Some photos from a handful of days skiing with Chris in the French Alps, at Les Arcs.
Les Arcs is directly accessible by train, which provides a relatively easy and scenic route from London via Paris to Bourg St Maurice where, for 8 euros, a vehicle called a funicular drags you up the side of a mountain to 1600m where the snow starts to appear.
The resort itself itself is compact and pretty, with everything you’d expect from a typical French ski resort – overpriced crêpes, pizza which is just about passable, and an abundance of English people – mostly university students who apparently go by nicknames like The Jäger Pig or The Oggmonster.
When stuck on a chairlift with this kind of person it was fun to picture them slipping from their seat next to you and plummeting into the snow many metres below along with their jolly tales of last night’s ‘après’, leaving just the dignified silence of the mountain and the quiet hum of the ski lifts to fill your ears.

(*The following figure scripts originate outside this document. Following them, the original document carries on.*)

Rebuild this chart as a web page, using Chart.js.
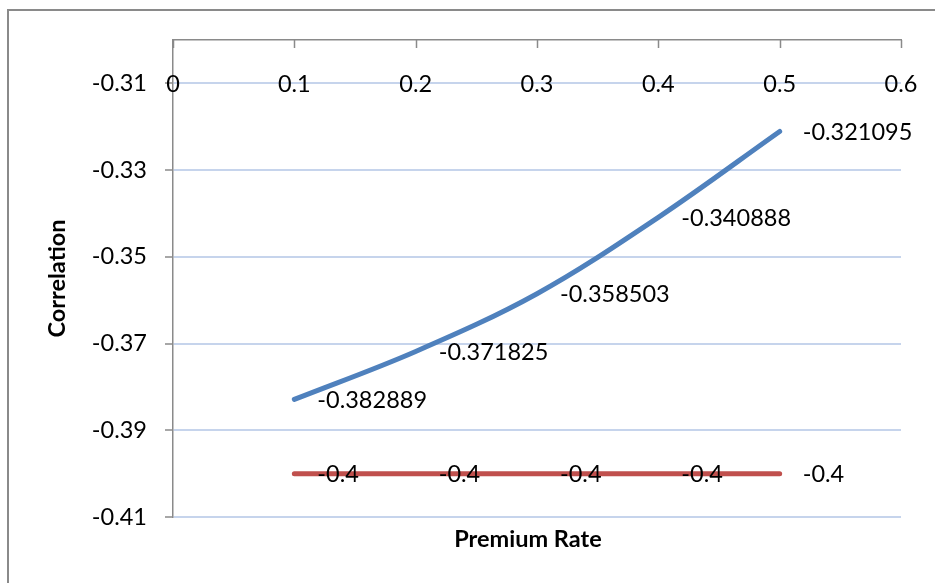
<!DOCTYPE html>
<html>
<head>
<meta charset="utf-8">
<script src="https://cdn.jsdelivr.net/npm/chart.js@4/dist/chart.umd.min.js"></script>
<style>
html,body{margin:0;padding:0;background:#fff;}
#wrap{width:935px;height:583px;position:relative;}
</style>
</head>
<body>
<div id="wrap"><canvas id="c" width="935" height="583"></canvas></div>
<script>
const premiumRates = [0.1, 0.2, 0.3, 0.4, 0.5];
const correlationValues = [-0.382889, -0.371825, -0.358503, -0.340888, -0.321095];
const boundValues = [-0.4, -0.4, -0.4, -0.4, -0.4];
const xTickValues = [0, 0.1, 0.2, 0.3, 0.4, 0.5, 0.6];
const yTickValues = [-0.41, -0.39, -0.37, -0.35, -0.33, -0.31];
const xTitle = "Premium Rate";
const yTitle = "Correlation";

const FONT = "Lato, 'Open Sans', sans-serif";
const AXIS_GRAY = "#8a8a8a";

const decorPlugin = {
  id: 'decor',
  beforeDraw(chart) {
    const ctx = chart.ctx;
    ctx.save();
    ctx.strokeStyle = AXIS_GRAY;
    ctx.lineWidth = 2;
    ctx.strokeRect(8, 10, 1200, 1200);
    ctx.restore();
  },
  afterDraw(chart) {
    const ctx = chart.ctx;
    const xs = chart.scales.x, ys = chart.scales.y;
    const area = chart.chartArea;
    ctx.save();
    // x tick marks pointing down from the top axis line
    ctx.strokeStyle = AXIS_GRAY;
    ctx.lineWidth = 1.5;
    xTickValues.forEach(v => {
      const px = Math.round(xs.getPixelForValue(v)) + 0.5;
      ctx.beginPath();
      ctx.moveTo(px, area.top);
      ctx.lineTo(px, area.top + 8);
      ctx.stroke();
    });
    // x tick labels, drawn on the top gridline
    ctx.fillStyle = '#000';
    ctx.font = "23.5px " + FONT;
    ctx.textAlign = 'center';
    ctx.textBaseline = 'middle';
    const labelY = ys.getPixelForValue(yTickValues[yTickValues.length - 1]) + 1;
    xTickValues.forEach(v => {
      ctx.fillText(String(v), xs.getPixelForValue(v), labelY);
    });
    // data labels to the right of each point
    ctx.textAlign = 'left';
    chart.data.datasets.forEach((ds, i) => {
      const meta = chart.getDatasetMeta(i);
      meta.data.forEach((pt, j) => {
        ctx.fillText(String(ds.data[j].y), pt.x + 23, pt.y + 1);
      });
    });
    // x axis title
    ctx.font = "bold 23.5px " + FONT;
    ctx.textAlign = 'center';
    ctx.fillText(xTitle, (area.left + area.right) / 2 - 9, 539);
    ctx.restore();
  }
};

const ctx = document.getElementById('c').getContext('2d');
new Chart(ctx, {
  type: 'line',
  data: {
    datasets: [
      {
        label: 'Correlation',
        data: premiumRates.map((x, i) => ({x: x, y: correlationValues[i]})),
        borderColor: '#4f81bd',
        borderWidth: 5,
        pointRadius: 0,
        tension: 0.35,
        borderCapStyle: 'round',
        fill: false
      },
      {
        label: 'Bound',
        data: premiumRates.map((x, i) => ({x: x, y: boundValues[i]})),
        borderColor: '#c0504d',
        borderWidth: 5,
        pointRadius: 0,
        tension: 0,
        borderCapStyle: 'round',
        fill: false
      }
    ]
  },
  options: {
    responsive: false,
    animation: false,
    layout: { padding: { left: 0, top: 0, right: 34, bottom: 66 } },
    plugins: { legend: { display: false }, tooltip: { enabled: false } },
    scales: {
      x: {
        type: 'linear',
        position: 'top',
        min: 0,
        max: 0.6,
        afterFit: s => { s.height = 40; },
        afterBuildTicks: s => { s.ticks = xTickValues.map(v => ({value: v})); },
        ticks: { display: false },
        grid: { display: false, drawTicks: false },
        border: { display: true, color: AXIS_GRAY, width: 1.5 }
      },
      y: {
        type: 'linear',
        position: 'left',
        min: -0.41,
        max: -0.30,
        afterFit: s => { s.width = 173; },
        afterBuildTicks: s => { s.ticks = yTickValues.map(v => ({value: v})); },
        ticks: {
          color: '#000',
          font: { family: FONT, size: 23.5 },
          padding: 18,
          callback: v => String(Math.round(v * 100) / 100)
        },
        grid: {
          color: '#c6d4ec',
          lineWidth: 2,
          tickColor: AXIS_GRAY,
          tickLength: 8,
          tickWidth: 1.5
        },
        border: { display: true, color: AXIS_GRAY, width: 1.5 },
        title: {
          display: true,
          text: yTitle,
          color: '#000',
          font: { family: FONT, size: 23.5, weight: 'bold' },
          padding: { top: 43, bottom: 0 }
        }
      }
    }
  },
  plugins: [decorPlugin]
});
</script>
</body>
</html>
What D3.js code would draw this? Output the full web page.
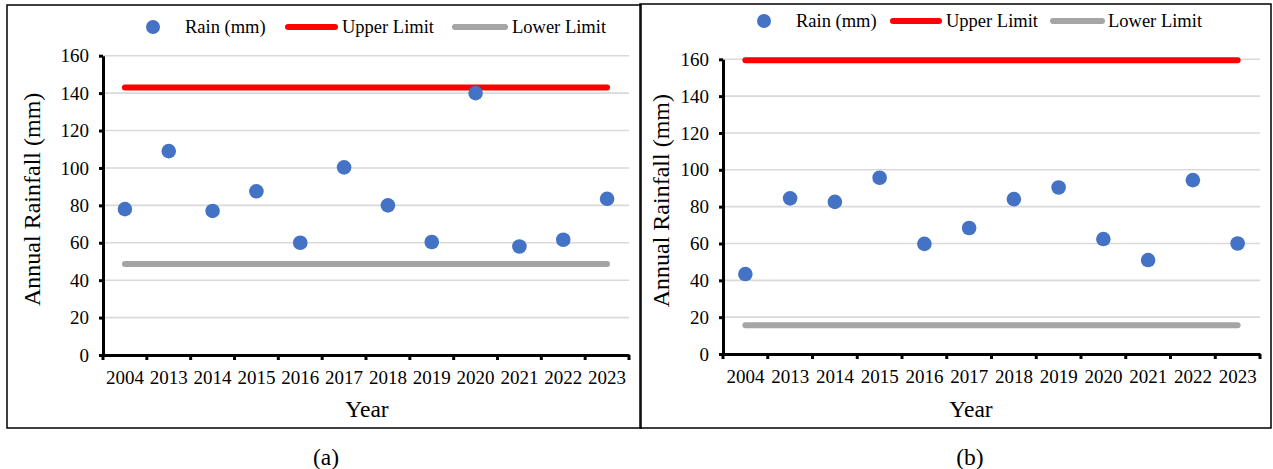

Every morning one of us would go down to the bakery to buy bread for lunch and croissants for breakfast. Sometimes I ordered in Spanish but they didn’t seem to mind too much. The strange thing is in Mexico all I could remember was French.
We ate baguettes for lunch, and in the evening dined mostly on Pringles and Heineken inside a 70’s apartment which had a bathroom made entirely of bright orange plastic. The building itself was like a hidden level on Goldeneye for N64 or an Escher drawing and made absolutely no sense architecturally but was positioned a convenient 10 minute waddle to and from the slopes.
Snow was thin on the ground for most of the week until over half a metre fell overnight before our last day. This made skiing both a lot more fun and almost impossible. Visibility was down to a few hundred metres as times and I lost my skis on four separate occasions.
Any progress i’d made in regard to technique was undone and I stopped counting the number of times I fell, the impacts at least cushioned somewhat by a body now bloated with four days worth off baked goods and fun size Mars bars. Between the trees the powder snow was deepest. We picked routes through these forested areas, trying to avoid stray branches, rocks, and each other. Inevitably, at some point, the snow would win.
It was a good few days. We’d at least had the chance to explore and ski a few of the more technically difficult and tougher to reach parts of the mountains before the snow arrived and all but the lowest areas remained open.
The journey back on Saturday morning felt quite different to the trip out. Everything had a thick crust of snow resting on it, including the train which sat warming up in the station with icicles hanging from the wheel arches as we went off and explored the town with an hour to kill and breakfast to find. We got coffee in a small place in the square as a market setup outside and stall owners optimistically arranged French things like cheese and meat.
Five hours later we reached Paris. I was restless. The mountains and lakes that we’d passed by were long gone. Now what came into focus was a man lavishly applying deodorant to his feet on the Metro who promptly told us all to go fuck our sisters and mothers and dogs and cats.
More time passed then we were back in Kings Cross. The glass and brick interior seemed strangely modern and warm and welcoming compared to the French side we’d departed from. The carpet there was probably nice in the 90s when times were more cheerful. Now it was worn and faded, but at least seemed to be an appropriate surface for the miserable people shuffling about on it who quickly decided to form a queue since there was nothing better to do. England isn’t so bad I thought.
Then I got to Finsbury Park and I missed France again.